TASK OBJECTIVE: Will you write out the data exactly, excluding every picture?

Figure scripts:
◇ ◇ ◇ ◇ ◇
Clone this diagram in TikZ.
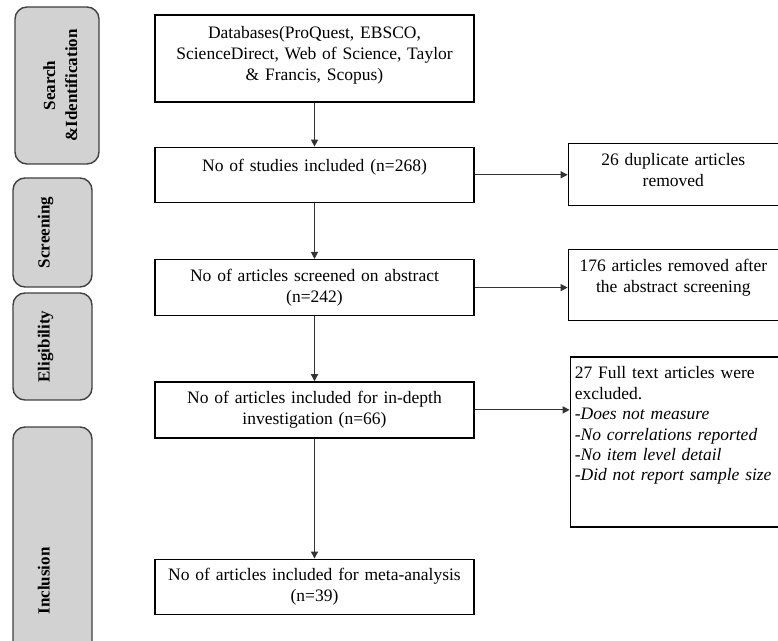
\documentclass[tikz,border=0pt]{standalone}
\usepackage{fontspec}
\setmainfont{Liberation Serif}
\usetikzlibrary{arrows.meta,positioning}

\begin{document}
\begin{tikzpicture}[
      x=1pt, y=1pt,
      font=\fontsize{17.5}{21}\selectfont,
      stagebox/.style={draw=black!75, line width=1.4pt, rounded corners=12pt, fill=gray!35,
        font=\fontsize{17}{22}\selectfont\bfseries, rotate=90, align=center,
        inner sep=0pt, text height=12pt, text depth=18pt, minimum height=79pt},
      mainbox/.style={draw, line width=1.3pt, align=center, text width=309pt, inner xsep=5pt,
        minimum width=319pt, minimum height=56pt},
      sidebox/.style={draw, line width=1.3pt, align=center, text width=200pt, inner xsep=5pt,
        inner ysep=5pt, text height=17pt},
      arrow/.style={-{Triangle[length=7pt, width=7pt]}, line width=1.2pt, black!80}
    ]
    \useasboundingbox (0,0) rectangle (778,640);
    % stages on the left
    \node[stagebox, minimum width=157pt, minimum height=84pt, text width=150pt, text depth=16pt] (search) at (57,554.5) {Search\\\&Identification};
    \node[stagebox, minimum width=109pt] (screen) at (52.5,407.5) {Screening};
    \node[stagebox, minimum width=107pt] (elig) at (52.5,293.5) {Eligibility};
    \node[stagebox, minimum width=308pt] (incl) at (52.5,59) {Inclusion};
    % main column
    \node[mainbox, minimum height=87pt, text depth=53pt] (db) at (314.5,581.5) {Databases(ProQuest, EBSCO,\\ScienceDirect, Web of Science, Taylor\\\& Francis, Scopus)};
    \node[mainbox, below=44pt of db, minimum height=55pt, text depth=18pt] (studies) {No of studies included (n=268)};
    \node[mainbox, below=56pt of studies] (screened) {No of articles screened on abstract\\(n=242)};
    \node[mainbox, below=65pt of screened] (indepth) {No of articles included for in-depth\\investigation (n=66)};
    \node[mainbox, below=120pt of indepth, minimum height=55pt] (meta) {No of articles included for meta-analysis\\(n=39)};
    % removed articles
    \node[sidebox, right=93pt of studies, text depth=35pt] (dup) {26 duplicate articles\\removed};
    \node[sidebox, right=93pt of screened, yshift=2.5pt, text depth=44pt] (abs) {176 articles removed after\\the abstract screening};
    \node[sidebox, right=95pt of indepth, yshift=-32pt, align=left, text width=199pt, inner xsep=4.5pt,
      text depth=143pt, font=\fontsize{17.5}{20.4}\selectfont] (full) {27 Full text articles were\\excluded.\\\textit{-Does not measure}\\\textit{-No correlations reported}\\\textit{-No item level detail}\\\mbox{\textit{-Did not report sample size}}};
    \draw[arrow] (db) -- (studies);
    \draw[arrow] (studies) -- (screened);
    \draw[arrow] (screened) -- (indepth);
    \draw[arrow] (indepth) -- (meta);
    \draw[arrow] (studies.east) -- (studies.east -| dup.west);
    \draw[arrow] (screened.east) -- (screened.east -| abs.west);
    \draw[arrow] (indepth.east) -- (indepth.east -| full.west);
  \end{tikzpicture}
\end{document}
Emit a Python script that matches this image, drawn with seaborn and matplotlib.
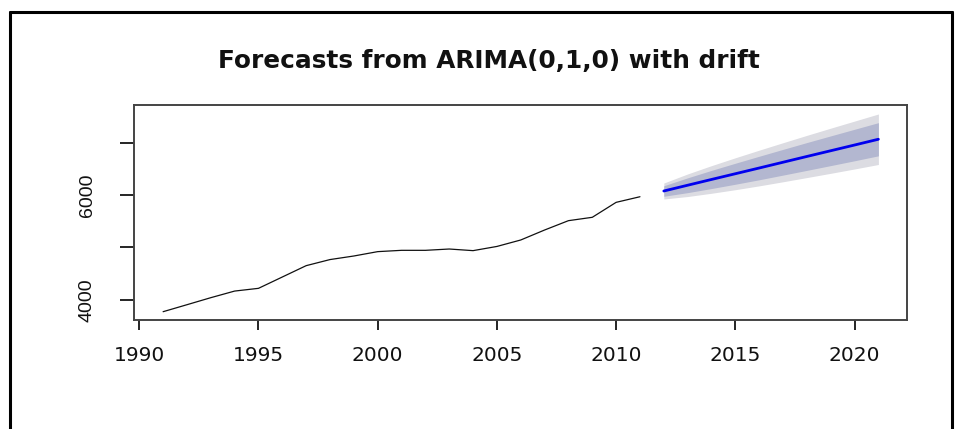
◇ ◇ ◇ ◇ ◇
SOLUTION:
Clone this diagram in TikZ.
\documentclass[tikz,border=0pt]{standalone}
\usepackage{fontspec}
\setmainfont{Liberation Serif}
\usetikzlibrary{arrows.meta,positioning}

\begin{document}
\begin{tikzpicture}[
      x=1pt, y=1pt,
      font=\fontsize{17.5}{21}\selectfont,
      stagebox/.style={draw=black!75, line width=1.4pt, rounded corners=12pt, fill=gray!35,
        font=\fontsize{17}{22}\selectfont\bfseries, rotate=90, align=center,
        inner sep=0pt, text height=12pt, text depth=18pt, minimum height=79pt},
      mainbox/.style={draw, line width=1.3pt, align=center, text width=309pt, inner xsep=5pt,
        minimum width=319pt, minimum height=56pt},
      sidebox/.style={draw, line width=1.3pt, align=center, text width=200pt, inner xsep=5pt,
        inner ysep=5pt, text height=17pt},
      arrow/.style={-{Triangle[length=7pt, width=7pt]}, line width=1.2pt, black!80}
    ]
    \useasboundingbox (0,0) rectangle (778,640);
    % stages on the left
    \node[stagebox, minimum width=157pt, minimum height=84pt, text width=150pt, text depth=16pt] (search) at (57,554.5) {Search\\\&Identification};
    \node[stagebox, minimum width=109pt] (screen) at (52.5,407.5) {Screening};
    \node[stagebox, minimum width=107pt] (elig) at (52.5,293.5) {Eligibility};
    \node[stagebox, minimum width=308pt] (incl) at (52.5,59) {Inclusion};
    % main column
    \node[mainbox, minimum height=87pt, text depth=53pt] (db) at (314.5,581.5) {Databases(ProQuest, EBSCO,\\ScienceDirect, Web of Science, Taylor\\\& Francis, Scopus)};
    \node[mainbox, below=44pt of db, minimum height=55pt, text depth=18pt] (studies) {No of studies included (n=268)};
    \node[mainbox, below=56pt of studies] (screened) {No of articles screened on abstract\\(n=242)};
    \node[mainbox, below=65pt of screened] (indepth) {No of articles included for in-depth\\investigation (n=66)};
    \node[mainbox, below=120pt of indepth, minimum height=55pt] (meta) {No of articles included for meta-analysis\\(n=39)};
    % removed articles
    \node[sidebox, right=93pt of studies, text depth=35pt] (dup) {26 duplicate articles\\removed};
    \node[sidebox, right=93pt of screened, yshift=2.5pt, text depth=44pt] (abs) {176 articles removed after\\the abstract screening};
    \node[sidebox, right=95pt of indepth, yshift=-32pt, align=left, text width=199pt, inner xsep=4.5pt,
      text depth=143pt, font=\fontsize{17.5}{20.4}\selectfont] (full) {27 Full text articles were\\excluded.\\\textit{-Does not measure}\\\textit{-No correlations reported}\\\textit{-No item level detail}\\\mbox{\textit{-Did not report sample size}}};
    \draw[arrow] (db) -- (studies);
    \draw[arrow] (studies) -- (screened);
    \draw[arrow] (screened) -- (indepth);
    \draw[arrow] (indepth) -- (meta);
    \draw[arrow] (studies.east) -- (studies.east -| dup.west);
    \draw[arrow] (screened.east) -- (screened.east -| abs.west);
    \draw[arrow] (indepth.east) -- (indepth.east -| full.west);
  \end{tikzpicture}
\end{document}
Emit a Python script that matches this image, drawn with seaborn and matplotlib.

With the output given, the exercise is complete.